This is the story of how I accidentally wound up in a brothel in Dubai, part of a series that starts here.
The hostess at TGI Thursdays looked at me like I was an alien, then slowly led me to a table in the center of the restaurant and left me with a menu, which was all in English.
She had an African accent and I didn’t hear enough of it to ID which country, but I’m pretty sure her real name wasn’t the one on her nametag—“Hi! My name is Emily.”
She was about six feet tall, string-bean thin, and wore stiletto heels and a barely-there mini skirt. I vaguely wondered if she changed into more modest clothes to get to and from work, but I didn’t really give it much thought.
I was hungry by now, so I was happy when the waiter appeared almost immediately. He too looked at me strangely. Whatever! What was wrong with these people? I ordered a club sandwich and a beer, then settled back and looked around.
Have you ever walked into a situation and thought nothing of it until it was too late to get out of it?
All the other women in the bar were either African or Asian, and none appeared to be older than 20. They were all dressed like “Emily”—in high heels, mini skirts, and low-cut blouses. They were literally hanging on the arms of fat, middle aged white men, many of whom were talking loudly, so I could hear their Australian, English, and American accents. North American, that is—I’m sure most of them were Canadian, ha, ha. These were oil workers, no doubt, and I was in a brothel.
The girls (I’ll call them girls because many appeared to be 17 or 18 years old) tittered and cooed at everything the men said, as if the men were the most fascinating, funny, and appealing male specimens ever.
“Ooh, Keef, you so funny!” a girl laughed near my table. Keith was 50-something, ruddy faced, rotund, and very drunk. He sat tilted as though he was about to keel over.
As all this sunk in, one of the few Arab patrons approached my table. He was like a human cliche of an Arab man: wearing a kaffiyeh, sporting a Saddam Hussein-style black mustache, and smoking a cigarette in a short gold holder. He leered at me as he circled my table several times.
I had the urge to bleat like a lamb. Then he aggressively pulled out the chair opposite me and asked, “May I join you?”
“No!” I exclaimed, perhaps a bit too loudly.
A giant Sudanese bouncer sidled up to me and the Arab guy slinked away.
“Do you know where you are?” the bouncer asked in a low voice.
“Yeh-yes…” I replied, feeling sheepish (in the embarrassed sense, not in the about-to-be groped-or-worse sense).
“I will stand next to you while you enjoy your meal,” the bouncer said.

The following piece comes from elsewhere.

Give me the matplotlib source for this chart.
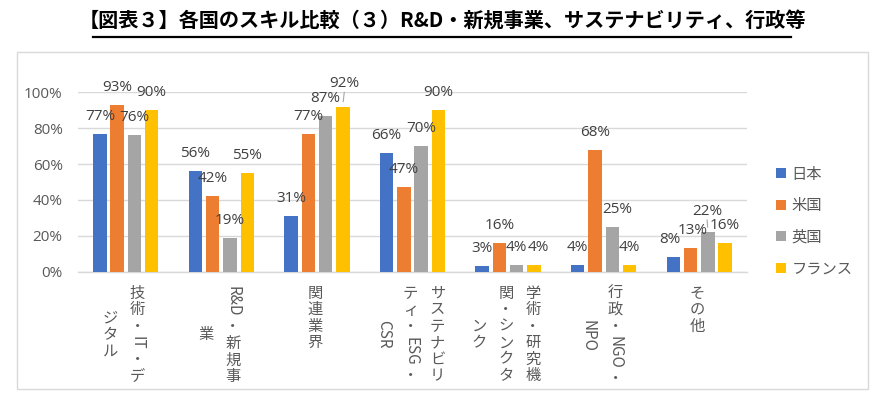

What could I say but, “Thank you?”
My club sandwich and beer arrived. They were like any club sandwich and beer you would get anywhere else in the world. I ate, drank, and did what I commonly do when I am dining alone; I wrote in my journal. In this case, I took detailed notes, which is how I can write this narrative years later.
It’s not a very remarkable story. I’m sorry if you’re disappointed that something more dramatic didn’t happen. It was an eye opener for me. I had seen adolescent girls in Jamaica with the proverbial obese middle-aged German men stuffed into Speedos. I had read about human trafficking and sex workers in my master’s program.
But this was how the business actually worked. Supply and demand. I figured the maze I had walked through to get to the entrance was a means of shielding passersby from what was going on inside, and also of signaling to people like me who just wanted a sandwich and a beer, “This is something you should think twice about!” Obviously I was too dense to get it.